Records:
## start
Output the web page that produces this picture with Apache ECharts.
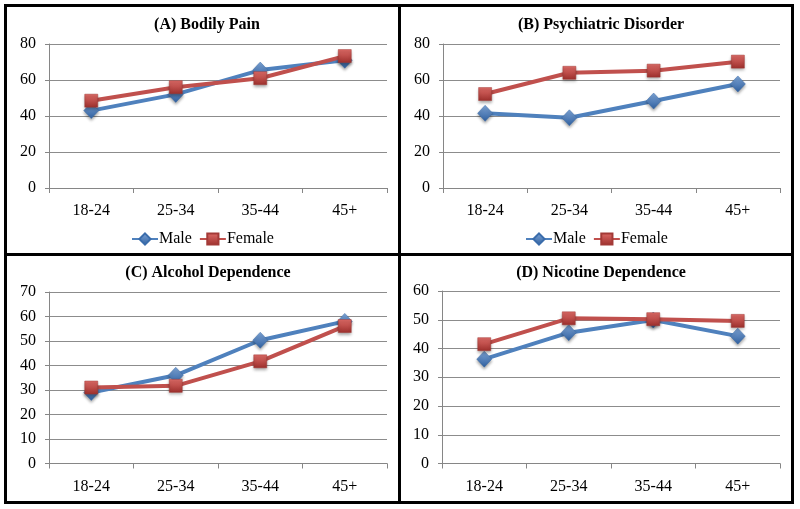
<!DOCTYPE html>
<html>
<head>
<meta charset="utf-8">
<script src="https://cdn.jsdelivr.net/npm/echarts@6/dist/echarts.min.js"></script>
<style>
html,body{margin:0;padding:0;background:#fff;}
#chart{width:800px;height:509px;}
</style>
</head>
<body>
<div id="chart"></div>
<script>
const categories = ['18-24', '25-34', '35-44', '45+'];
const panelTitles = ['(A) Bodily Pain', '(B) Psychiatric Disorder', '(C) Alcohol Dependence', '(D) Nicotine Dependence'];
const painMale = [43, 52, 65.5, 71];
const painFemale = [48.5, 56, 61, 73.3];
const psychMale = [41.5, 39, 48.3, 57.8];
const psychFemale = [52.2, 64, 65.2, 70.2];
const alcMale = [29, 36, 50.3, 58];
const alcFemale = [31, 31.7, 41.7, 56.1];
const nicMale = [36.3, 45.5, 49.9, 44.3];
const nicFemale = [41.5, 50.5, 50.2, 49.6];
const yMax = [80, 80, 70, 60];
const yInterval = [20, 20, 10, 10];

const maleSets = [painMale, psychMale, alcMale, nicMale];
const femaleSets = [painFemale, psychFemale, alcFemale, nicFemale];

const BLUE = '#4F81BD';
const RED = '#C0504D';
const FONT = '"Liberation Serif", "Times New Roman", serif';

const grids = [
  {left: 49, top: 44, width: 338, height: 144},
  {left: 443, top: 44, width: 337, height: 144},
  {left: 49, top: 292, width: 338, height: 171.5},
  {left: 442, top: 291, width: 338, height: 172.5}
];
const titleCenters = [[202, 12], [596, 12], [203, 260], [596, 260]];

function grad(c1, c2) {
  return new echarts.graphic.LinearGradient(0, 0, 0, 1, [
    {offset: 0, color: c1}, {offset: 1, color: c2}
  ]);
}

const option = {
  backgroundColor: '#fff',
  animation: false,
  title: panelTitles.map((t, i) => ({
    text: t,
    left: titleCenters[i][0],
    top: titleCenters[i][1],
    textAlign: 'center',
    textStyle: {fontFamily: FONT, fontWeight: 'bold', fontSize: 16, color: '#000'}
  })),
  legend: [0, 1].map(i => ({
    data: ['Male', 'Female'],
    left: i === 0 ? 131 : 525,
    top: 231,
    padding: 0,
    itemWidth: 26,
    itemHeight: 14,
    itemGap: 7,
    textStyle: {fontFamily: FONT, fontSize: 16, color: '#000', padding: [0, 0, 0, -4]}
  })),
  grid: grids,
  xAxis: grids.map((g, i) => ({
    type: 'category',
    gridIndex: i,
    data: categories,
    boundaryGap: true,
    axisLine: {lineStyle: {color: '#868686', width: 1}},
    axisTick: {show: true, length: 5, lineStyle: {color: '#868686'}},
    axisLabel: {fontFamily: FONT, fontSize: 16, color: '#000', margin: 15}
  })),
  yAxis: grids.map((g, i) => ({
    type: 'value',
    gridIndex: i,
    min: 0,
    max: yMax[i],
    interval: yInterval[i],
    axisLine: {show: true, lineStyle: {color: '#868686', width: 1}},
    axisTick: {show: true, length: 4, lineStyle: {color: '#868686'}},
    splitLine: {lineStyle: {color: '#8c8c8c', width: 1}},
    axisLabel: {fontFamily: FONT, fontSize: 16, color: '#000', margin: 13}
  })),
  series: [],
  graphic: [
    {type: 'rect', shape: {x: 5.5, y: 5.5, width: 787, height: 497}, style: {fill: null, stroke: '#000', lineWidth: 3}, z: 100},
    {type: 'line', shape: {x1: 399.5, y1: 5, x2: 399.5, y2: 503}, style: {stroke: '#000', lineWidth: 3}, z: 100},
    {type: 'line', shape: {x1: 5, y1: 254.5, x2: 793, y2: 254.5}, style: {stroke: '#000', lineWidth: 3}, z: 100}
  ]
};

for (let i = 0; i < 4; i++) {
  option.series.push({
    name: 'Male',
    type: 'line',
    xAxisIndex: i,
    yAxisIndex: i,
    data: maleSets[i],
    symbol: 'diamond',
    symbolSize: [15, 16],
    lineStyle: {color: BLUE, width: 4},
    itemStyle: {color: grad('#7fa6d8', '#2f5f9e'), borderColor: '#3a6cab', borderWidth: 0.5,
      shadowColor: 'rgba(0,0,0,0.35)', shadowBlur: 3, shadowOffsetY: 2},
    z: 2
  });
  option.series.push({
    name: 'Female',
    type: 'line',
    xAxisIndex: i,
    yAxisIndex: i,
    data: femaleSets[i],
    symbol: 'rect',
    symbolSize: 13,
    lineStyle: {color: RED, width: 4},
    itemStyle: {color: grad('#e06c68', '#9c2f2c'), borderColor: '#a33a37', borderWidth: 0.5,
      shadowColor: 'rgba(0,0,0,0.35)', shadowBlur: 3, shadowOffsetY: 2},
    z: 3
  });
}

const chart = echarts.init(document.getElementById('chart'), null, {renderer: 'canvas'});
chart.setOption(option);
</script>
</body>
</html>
## end
## start
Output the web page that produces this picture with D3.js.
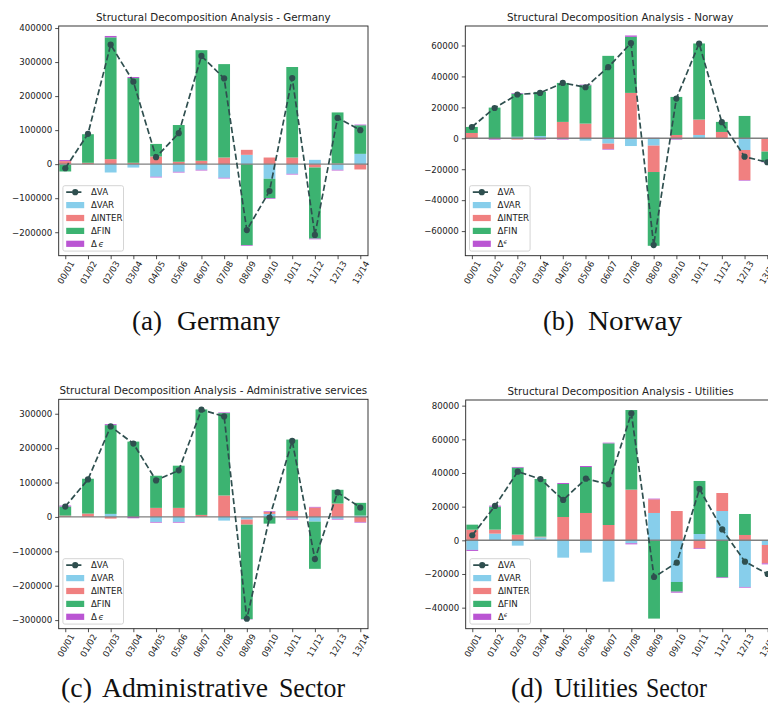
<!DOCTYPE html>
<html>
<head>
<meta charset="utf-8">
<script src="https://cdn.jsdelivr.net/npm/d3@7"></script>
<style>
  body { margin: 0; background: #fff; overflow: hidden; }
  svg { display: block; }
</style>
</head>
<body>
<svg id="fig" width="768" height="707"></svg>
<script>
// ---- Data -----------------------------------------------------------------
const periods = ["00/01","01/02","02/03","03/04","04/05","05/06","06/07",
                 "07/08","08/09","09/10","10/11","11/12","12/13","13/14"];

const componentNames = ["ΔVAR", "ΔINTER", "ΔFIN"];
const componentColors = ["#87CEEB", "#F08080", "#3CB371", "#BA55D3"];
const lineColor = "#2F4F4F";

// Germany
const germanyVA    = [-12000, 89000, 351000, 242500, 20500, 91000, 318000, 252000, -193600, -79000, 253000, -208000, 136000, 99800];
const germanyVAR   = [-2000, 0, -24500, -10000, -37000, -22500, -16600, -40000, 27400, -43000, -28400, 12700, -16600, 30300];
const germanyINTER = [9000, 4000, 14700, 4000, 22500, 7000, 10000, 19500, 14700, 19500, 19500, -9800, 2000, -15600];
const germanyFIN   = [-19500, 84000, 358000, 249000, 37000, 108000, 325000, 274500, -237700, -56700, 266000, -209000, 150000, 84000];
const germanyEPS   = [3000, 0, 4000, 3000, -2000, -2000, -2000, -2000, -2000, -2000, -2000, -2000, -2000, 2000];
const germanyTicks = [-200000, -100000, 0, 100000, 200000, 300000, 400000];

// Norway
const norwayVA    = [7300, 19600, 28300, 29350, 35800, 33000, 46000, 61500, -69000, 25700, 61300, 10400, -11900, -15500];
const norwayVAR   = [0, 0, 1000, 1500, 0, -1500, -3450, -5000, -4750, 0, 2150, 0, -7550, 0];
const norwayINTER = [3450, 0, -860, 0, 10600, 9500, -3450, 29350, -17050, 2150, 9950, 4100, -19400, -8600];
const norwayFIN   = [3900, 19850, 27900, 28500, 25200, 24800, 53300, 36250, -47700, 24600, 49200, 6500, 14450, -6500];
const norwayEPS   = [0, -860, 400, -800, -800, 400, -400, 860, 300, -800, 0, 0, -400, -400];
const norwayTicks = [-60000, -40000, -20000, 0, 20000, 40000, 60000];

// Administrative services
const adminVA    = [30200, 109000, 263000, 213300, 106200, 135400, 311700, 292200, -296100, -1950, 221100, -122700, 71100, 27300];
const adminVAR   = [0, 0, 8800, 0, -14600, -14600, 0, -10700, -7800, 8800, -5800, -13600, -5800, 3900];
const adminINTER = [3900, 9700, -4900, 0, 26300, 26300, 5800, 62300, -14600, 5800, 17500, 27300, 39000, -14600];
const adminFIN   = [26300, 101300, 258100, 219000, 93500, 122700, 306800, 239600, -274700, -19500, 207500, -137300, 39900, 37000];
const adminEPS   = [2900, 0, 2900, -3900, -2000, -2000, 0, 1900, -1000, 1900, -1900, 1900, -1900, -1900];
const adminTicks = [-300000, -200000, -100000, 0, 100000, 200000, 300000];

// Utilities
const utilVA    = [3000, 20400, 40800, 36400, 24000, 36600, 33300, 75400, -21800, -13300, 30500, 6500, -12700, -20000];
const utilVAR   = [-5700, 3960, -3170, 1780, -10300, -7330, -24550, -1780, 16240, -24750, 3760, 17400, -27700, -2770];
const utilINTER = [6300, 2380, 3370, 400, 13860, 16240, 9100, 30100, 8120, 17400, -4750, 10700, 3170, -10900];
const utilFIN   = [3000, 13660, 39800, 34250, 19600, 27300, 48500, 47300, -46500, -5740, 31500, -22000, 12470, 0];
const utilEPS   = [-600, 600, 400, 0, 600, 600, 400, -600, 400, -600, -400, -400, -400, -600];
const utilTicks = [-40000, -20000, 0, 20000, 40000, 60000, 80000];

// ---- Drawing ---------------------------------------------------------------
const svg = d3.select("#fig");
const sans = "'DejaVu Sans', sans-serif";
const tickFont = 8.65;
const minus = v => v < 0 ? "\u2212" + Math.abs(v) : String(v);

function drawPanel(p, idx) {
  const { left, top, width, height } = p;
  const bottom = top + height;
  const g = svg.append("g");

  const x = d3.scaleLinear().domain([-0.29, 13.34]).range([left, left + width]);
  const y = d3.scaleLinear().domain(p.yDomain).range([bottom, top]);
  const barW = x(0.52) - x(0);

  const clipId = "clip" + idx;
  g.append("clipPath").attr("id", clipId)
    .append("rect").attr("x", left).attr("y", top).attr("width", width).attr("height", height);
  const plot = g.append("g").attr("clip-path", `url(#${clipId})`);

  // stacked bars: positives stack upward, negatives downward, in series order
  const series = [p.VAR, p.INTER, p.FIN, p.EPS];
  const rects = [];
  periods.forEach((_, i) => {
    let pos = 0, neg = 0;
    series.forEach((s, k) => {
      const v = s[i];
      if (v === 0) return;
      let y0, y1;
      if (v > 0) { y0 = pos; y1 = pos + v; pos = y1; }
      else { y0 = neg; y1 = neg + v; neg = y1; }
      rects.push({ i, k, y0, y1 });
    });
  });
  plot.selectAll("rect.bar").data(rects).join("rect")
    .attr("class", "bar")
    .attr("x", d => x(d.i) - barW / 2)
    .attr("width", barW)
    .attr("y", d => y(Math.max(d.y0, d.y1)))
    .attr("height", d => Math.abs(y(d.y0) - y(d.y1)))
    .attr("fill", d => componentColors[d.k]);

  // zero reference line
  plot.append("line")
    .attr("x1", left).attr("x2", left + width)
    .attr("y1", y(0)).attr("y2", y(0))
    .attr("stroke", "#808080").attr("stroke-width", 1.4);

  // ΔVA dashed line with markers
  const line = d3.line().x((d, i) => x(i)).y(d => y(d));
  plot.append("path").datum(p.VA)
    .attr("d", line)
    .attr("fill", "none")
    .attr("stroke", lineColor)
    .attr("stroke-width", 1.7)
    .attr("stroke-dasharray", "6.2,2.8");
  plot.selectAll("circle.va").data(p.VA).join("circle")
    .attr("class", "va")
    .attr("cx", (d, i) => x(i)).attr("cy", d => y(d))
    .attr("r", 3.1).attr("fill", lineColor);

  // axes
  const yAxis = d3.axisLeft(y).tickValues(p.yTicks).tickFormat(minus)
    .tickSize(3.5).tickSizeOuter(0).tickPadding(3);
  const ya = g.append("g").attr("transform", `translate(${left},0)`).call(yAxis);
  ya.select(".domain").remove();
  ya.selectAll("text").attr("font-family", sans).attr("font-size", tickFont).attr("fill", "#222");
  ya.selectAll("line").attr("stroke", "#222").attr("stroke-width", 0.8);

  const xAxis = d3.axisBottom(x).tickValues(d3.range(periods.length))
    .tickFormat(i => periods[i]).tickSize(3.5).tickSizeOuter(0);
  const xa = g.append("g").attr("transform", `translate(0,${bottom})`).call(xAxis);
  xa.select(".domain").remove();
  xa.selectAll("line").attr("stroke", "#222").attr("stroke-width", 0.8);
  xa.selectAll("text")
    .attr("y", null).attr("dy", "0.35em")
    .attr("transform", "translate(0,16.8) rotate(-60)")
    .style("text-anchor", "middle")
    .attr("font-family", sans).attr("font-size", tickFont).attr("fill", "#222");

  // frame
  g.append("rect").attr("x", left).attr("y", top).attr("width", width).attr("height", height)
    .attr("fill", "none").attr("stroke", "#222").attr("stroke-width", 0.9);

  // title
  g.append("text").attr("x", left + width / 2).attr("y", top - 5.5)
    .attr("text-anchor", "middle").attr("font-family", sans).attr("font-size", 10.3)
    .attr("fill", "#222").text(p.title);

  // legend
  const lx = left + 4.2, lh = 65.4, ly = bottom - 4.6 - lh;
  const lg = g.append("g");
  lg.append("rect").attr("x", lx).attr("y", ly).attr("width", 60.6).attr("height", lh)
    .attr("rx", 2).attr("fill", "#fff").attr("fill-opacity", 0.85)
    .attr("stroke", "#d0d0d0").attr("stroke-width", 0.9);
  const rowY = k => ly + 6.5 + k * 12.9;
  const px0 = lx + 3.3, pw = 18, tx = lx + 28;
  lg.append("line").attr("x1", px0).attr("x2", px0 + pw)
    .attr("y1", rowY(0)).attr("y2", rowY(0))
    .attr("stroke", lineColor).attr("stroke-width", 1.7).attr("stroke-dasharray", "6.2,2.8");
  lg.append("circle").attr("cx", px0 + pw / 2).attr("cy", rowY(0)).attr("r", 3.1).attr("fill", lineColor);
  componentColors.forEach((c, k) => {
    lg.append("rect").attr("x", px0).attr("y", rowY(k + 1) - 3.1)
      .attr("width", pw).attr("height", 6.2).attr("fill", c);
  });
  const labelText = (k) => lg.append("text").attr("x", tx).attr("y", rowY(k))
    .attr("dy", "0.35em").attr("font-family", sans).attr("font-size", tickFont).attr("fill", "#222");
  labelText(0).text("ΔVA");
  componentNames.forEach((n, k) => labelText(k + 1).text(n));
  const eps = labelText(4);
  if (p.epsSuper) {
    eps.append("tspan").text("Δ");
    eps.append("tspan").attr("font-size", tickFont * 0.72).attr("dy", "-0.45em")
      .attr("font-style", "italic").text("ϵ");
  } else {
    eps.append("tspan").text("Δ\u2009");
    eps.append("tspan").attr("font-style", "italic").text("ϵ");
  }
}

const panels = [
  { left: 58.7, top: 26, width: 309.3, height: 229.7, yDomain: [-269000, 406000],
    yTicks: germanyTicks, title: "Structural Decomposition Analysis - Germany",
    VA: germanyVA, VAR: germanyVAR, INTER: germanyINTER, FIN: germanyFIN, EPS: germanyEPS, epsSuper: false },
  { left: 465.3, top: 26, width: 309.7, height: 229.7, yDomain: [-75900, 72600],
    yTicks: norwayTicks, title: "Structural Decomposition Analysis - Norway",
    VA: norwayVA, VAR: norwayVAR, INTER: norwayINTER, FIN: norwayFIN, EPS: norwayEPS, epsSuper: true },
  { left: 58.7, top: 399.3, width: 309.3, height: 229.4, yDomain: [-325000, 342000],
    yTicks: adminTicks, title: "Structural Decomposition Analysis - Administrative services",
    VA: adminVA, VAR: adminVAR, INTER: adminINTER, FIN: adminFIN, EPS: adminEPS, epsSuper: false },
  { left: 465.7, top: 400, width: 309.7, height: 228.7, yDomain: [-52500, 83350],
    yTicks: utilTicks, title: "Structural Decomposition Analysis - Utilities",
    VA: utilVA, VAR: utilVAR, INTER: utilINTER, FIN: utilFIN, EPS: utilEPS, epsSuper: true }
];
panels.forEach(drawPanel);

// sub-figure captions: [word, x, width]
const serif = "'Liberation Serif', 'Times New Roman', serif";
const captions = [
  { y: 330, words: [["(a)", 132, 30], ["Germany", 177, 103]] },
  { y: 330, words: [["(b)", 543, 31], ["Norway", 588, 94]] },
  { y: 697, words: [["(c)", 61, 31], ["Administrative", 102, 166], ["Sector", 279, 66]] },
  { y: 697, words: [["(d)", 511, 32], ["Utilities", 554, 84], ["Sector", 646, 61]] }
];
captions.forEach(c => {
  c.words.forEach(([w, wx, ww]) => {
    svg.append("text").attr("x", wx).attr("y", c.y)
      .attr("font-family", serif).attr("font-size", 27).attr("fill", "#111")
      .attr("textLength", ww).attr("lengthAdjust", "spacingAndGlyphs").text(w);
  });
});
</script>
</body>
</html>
## end
◆ **Exercise goal**
Quote exactly what appears from the line containing "Output the web page that produces this picture with Apache" through the line containing "260], [596, 260]];", both included, except for the pictures, and nothing more.

◆ **The result**
Output the web page that produces this picture with Apache ECharts.
<!DOCTYPE html>
<html>
<head>
<meta charset="utf-8">
<script src="https://cdn.jsdelivr.net/npm/echarts@6/dist/echarts.min.js"></script>
<style>
html,body{margin:0;padding:0;background:#fff;}
#chart{width:800px;height:509px;}
</style>
</head>
<body>
<div id="chart"></div>
<script>
const categories = ['18-24', '25-34', '35-44', '45+'];
const panelTitles = ['(A) Bodily Pain', '(B) Psychiatric Disorder', '(C) Alcohol Dependence', '(D) Nicotine Dependence'];
const painMale = [43, 52, 65.5, 71];
const painFemale = [48.5, 56, 61, 73.3];
const psychMale = [41.5, 39, 48.3, 57.8];
const psychFemale = [52.2, 64, 65.2, 70.2];
const alcMale = [29, 36, 50.3, 58];
const alcFemale = [31, 31.7, 41.7, 56.1];
const nicMale = [36.3, 45.5, 49.9, 44.3];
const nicFemale = [41.5, 50.5, 50.2, 49.6];
const yMax = [80, 80, 70, 60];
const yInterval = [20, 20, 10, 10];

const maleSets = [painMale, psychMale, alcMale, nicMale];
const femaleSets = [painFemale, psychFemale, alcFemale, nicFemale];

const BLUE = '#4F81BD';
const RED = '#C0504D';
const FONT = '"Liberation Serif", "Times New Roman", serif';

const grids = [
  {left: 49, top: 44, width: 338, height: 144},
  {left: 443, top: 44, width: 337, height: 144},
  {left: 49, top: 292, width: 338, height: 171.5},
  {left: 442, top: 291, width: 338, height: 172.5}
];
const titleCenters = [[202, 12], [596, 12], [203, 260], [596, 260]];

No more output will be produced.